Gigli

Will nobody spare a kind word for Gigli? This odd, garrulous whatever-it-is, which joined the ranks of notorious flops practically before it was even released, has garnered a remarkable 8% rating on rottentomatoes.com (meaning the other 92% of the collected reviews savaged it) — worse than Lara Croft Tomb Raider: The Cradle of Life (27%), worse than The Life of David Gale (20%), worse than Dumb and Dumberer (11%), yes, even worse than The League of Extraordinary Gentlemen (19%). I submit that even if Orson Welles had risen from the grave and directed Gigli, the numbers would still have been in the basement. The critics have had their knives out for this one, because they’re as sick of Ben and J.Lo — the one-time media prince and princess — as the rest of us.

I can’t call Gigli a misunderstood masterwork, but I’m not ashamed to say I enjoyed it. The movie, about two mob enforcers (Ben Affleck as the titular Gigli, Jennifer Lopez as the false-named Ricki) assigned to kidnap the mentally-challenged brother (Justin Bartha) of a federal prosecutor working a mob case, is weirdly, almost perversely digressive. Writer-director Martin Brest refuses to push his characters towards some sort of chintzy shoot-out or car chase; he likes to leave them in a room and listen to them argue, philosophize, ruffle each other’s feathers. As he’s shown in his earlier work (Beverly Hills Cop, Scent of a Woman, Midnight Run, Meet Joe Black), Brest is more interested in the doodles in the margins than in the actual text. He loves improv and he loves actors; he brings in a few powerhouses (Christopher Walken, Lainie Kazan, and a gay-inflected, gun-waving Al Pacino) and lets them ramble and rant.

Ben Affleck is always falling in love with unattainable women, either lesbians (Chasing Amy) or assassins (Daredevil), and here he’s got both at once. Ricki, the sort of contract killer who quotes from Sun Tzu and curls up with a Thich Nhat Hanh book in bed, weighs in with a playfully lusty speech in praise of female contours; Gigli goes slack in the jaw, knowing she’s got a point. This movie is too stuffed with bizarre detail to be waved off as conventional — I particularly liked Ricki’s theory about masculine and feminine methods of looking at one’s fingernails. Every reel seems to bring a fresh supporting character to storm in and paint in bold colors, whether it’s Lainie Kazan as Gigli’s mom (who has sexual secrets of her own) or Missy Crider in a startling walk-through as Ricki’s jealous ex-girlfriend.

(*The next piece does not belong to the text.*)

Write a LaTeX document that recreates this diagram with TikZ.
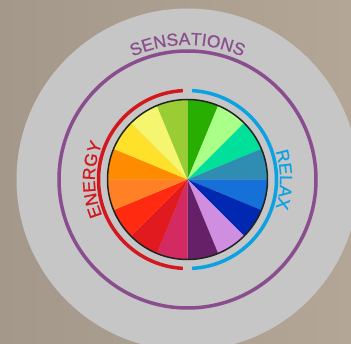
\documentclass[tikz,border=0pt]{standalone}
\usepackage{fontspec}
\setsansfont{Liberation Sans}[FakeBold=0.8]
\usetikzlibrary{decorations.text}
\definecolor{bgLeft}{HTML}{A4988B}
\definecolor{bgRight}{HTML}{B3A696}
\definecolor{disc}{HTML}{C6C6C6}
\definecolor{cPurple}{HTML}{8A4E8E}
\definecolor{cRed}{HTML}{D2181E}
\definecolor{cBlue}{HTML}{0AA2E2}
\definecolor{rim}{HTML}{222222}
% wheel colours, clockwise from the top
\definecolor{w1}{HTML}{27AE00}
\definecolor{w2}{HTML}{AAFF88}
\definecolor{w3}{HTML}{00E09B}
\definecolor{w4}{HTML}{2E8DB1}
\definecolor{w5}{HTML}{1570D8}
\definecolor{w6}{HTML}{0028B0}
\definecolor{w7}{HTML}{D08EE0}
\definecolor{w8}{HTML}{662068}
\definecolor{w9}{HTML}{D42A62}
\definecolor{w10}{HTML}{E01A1E}
\definecolor{w11}{HTML}{FF2A10}
\definecolor{w12}{HTML}{FF8025}
\definecolor{w13}{HTML}{FF8C00}
\definecolor{w14}{HTML}{FFE02A}
\definecolor{w15}{HTML}{F5F570}
\definecolor{w16}{HTML}{9ACC33}
\newcommand{\lbl}{\sffamily\fontsize{17.5}{17.5}\selectfont}
\tikzset{
  ring/.style={line width=3.5pt},
}

\begin{document}
\begin{tikzpicture}[x=1pt, y=1pt]

% ── frame and backdrop ──────────────────────────────────────────────────────
\useasboundingbox (0,0) rectangle (351,343);
\shade[left color=bgLeft, right color=bgRight] (0,0) rectangle (351,343);
\clip (0,0) rectangle (351,343);

\begin{scope}[shift={(187.5,163.5)}]
\fill[disc] (0,0) circle (171);

% ── outer ring + label ──────────────────────────────────────────────────────
\draw[ring, cPurple] (0,0) circle (128.5);
\path[decorate, decoration={text along path, text align=center,
  text={|\lbl\color{cPurple}|SENSATIONS}}] (150:134.5) arc (150:30:134.5);

% ── colour wheel ────────────────────────────────────────────────────────────
\foreach \col [count=\i] in {w1,w2,w3,w4,w5,w6,w7,w8,w9,w10,w11,w12,w13,w14,w15,w16}
  \fill[\col] (0,0) -- ({90-(\i-1)*22.5}:80) arc ({90-(\i-1)*22.5}:{90-\i*22.5}:80) -- cycle;
\draw[line width=1.5pt, rim] (0,0) circle (80);

% ── half arcs ───────────────────────────────────────────────────────────────
\draw[ring, cRed] (93:89) arc (93:267:89);
\draw[ring, cBlue] (87:89) arc (87:-87:89);
\path[decorate, decoration={text along path, text align=center,
  text={|\lbl\color{cRed}|ENERGY}}] (230:92.5) arc (230:130:92.5);
\path[decorate, decoration={text along path, text align=center,
  text={|\lbl\color{cBlue}|RELAX}}] (50:92.5) arc (50:-50:92.5);
\end{scope}

\end{tikzpicture}
\end{document}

The premise of two mob killers (California mob killers, yet) stuck with a cutely mentally ill kid is a bit too high-concept, but Gigli gets some mileage out of it; the boy, named Brian, has quirks and obsessions of his own — everyone in the movie is flustered and driven by sexual appetite. By the time Al Pacino shows up in full roar as a mob associate who leaves someone’s brains dripping into a fish tank (we get a close-up of a fish nibbling at the gray matter), you realize that this is only a Bennifer movie by default; entire scenes go by wherein the two stars clam up while newcomer Justin Bartha babbles or Christopher Walken takes his usual sweet time delivering his lines.

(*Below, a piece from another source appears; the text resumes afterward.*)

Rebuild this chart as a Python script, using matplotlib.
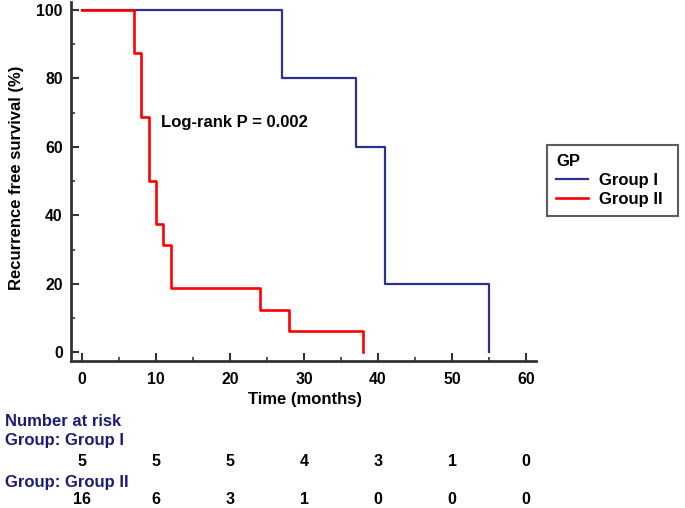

Brest has made, almost spitefully, a movie that will not appeal to the tabloid followers of the Ben-and-J.Lo saga, or to anyone else looking for a straightforward narrative. Directors used to be free to make this sort of strange, oblique film in the ’70s. Ever since Beverly Hills Cop made him a player, Martin Brest hasn’t been content to work within mainstream structures without warping them a little. If you look at Gigli as the work of a director who wants to take viewers on a ride substantially different from the one they signed up for, it’s considerably and consistently of interest.